## begin STORED DATA
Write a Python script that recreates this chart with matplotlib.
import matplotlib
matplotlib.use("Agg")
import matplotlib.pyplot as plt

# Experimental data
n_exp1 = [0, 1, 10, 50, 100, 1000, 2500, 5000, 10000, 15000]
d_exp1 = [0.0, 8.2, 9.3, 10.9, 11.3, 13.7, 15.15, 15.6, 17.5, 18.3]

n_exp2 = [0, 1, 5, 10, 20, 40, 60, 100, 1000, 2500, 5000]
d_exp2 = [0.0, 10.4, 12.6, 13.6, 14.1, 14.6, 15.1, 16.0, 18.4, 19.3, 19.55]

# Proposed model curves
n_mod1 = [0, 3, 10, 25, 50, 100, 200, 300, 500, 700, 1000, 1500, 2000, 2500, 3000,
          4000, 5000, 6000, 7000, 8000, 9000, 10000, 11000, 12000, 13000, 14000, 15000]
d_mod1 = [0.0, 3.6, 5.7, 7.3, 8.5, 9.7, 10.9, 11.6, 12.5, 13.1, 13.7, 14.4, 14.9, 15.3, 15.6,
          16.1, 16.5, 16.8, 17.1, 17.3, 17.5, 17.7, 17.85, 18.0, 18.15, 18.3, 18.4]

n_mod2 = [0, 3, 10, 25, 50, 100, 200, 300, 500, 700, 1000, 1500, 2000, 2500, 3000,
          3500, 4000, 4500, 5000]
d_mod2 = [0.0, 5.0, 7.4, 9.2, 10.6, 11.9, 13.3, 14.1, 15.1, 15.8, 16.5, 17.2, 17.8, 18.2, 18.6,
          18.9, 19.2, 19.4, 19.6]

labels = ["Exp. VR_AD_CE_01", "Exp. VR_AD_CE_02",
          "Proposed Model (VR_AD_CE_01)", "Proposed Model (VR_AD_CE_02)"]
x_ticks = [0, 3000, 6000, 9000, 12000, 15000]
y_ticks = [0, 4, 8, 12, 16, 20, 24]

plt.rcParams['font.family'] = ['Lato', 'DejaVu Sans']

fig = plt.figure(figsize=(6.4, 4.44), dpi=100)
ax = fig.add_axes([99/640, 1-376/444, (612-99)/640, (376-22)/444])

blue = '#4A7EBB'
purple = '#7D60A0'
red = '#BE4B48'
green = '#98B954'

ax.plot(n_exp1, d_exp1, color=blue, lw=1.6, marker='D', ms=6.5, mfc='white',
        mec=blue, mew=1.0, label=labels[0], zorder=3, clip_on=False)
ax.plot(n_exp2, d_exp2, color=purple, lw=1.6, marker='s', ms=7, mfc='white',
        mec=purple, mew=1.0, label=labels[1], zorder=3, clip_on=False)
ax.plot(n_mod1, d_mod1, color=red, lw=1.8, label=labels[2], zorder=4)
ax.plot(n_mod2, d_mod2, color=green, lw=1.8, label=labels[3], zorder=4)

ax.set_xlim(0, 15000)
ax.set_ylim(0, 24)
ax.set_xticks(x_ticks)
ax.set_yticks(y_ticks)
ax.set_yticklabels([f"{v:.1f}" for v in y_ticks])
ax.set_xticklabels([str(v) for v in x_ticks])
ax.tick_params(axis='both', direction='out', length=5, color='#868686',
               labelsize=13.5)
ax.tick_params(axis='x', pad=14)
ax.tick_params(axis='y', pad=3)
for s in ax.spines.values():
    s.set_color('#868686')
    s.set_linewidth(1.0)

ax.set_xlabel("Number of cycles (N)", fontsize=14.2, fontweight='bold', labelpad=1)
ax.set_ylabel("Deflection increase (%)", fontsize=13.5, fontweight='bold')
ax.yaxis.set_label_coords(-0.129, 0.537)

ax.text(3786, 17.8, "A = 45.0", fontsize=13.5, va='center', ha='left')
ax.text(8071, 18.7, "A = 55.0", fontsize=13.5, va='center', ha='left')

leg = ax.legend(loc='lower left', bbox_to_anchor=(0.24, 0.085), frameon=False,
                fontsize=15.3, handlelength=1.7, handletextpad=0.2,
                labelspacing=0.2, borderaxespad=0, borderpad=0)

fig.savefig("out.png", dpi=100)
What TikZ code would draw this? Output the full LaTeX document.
## end STORED DATA
Return the entries above unchanged, starting at the first line and stopping after the line with "18.4, 19.3, 19.55]".

Write a Python script that recreates this chart with matplotlib.
import matplotlib
matplotlib.use("Agg")
import matplotlib.pyplot as plt

# Experimental data
n_exp1 = [0, 1, 10, 50, 100, 1000, 2500, 5000, 10000, 15000]
d_exp1 = [0.0, 8.2, 9.3, 10.9, 11.3, 13.7, 15.15, 15.6, 17.5, 18.3]

n_exp2 = [0, 1, 5, 10, 20, 40, 60, 100, 1000, 2500, 5000]
d_exp2 = [0.0, 10.4, 12.6, 13.6, 14.1, 14.6, 15.1, 16.0, 18.4, 19.3, 19.55]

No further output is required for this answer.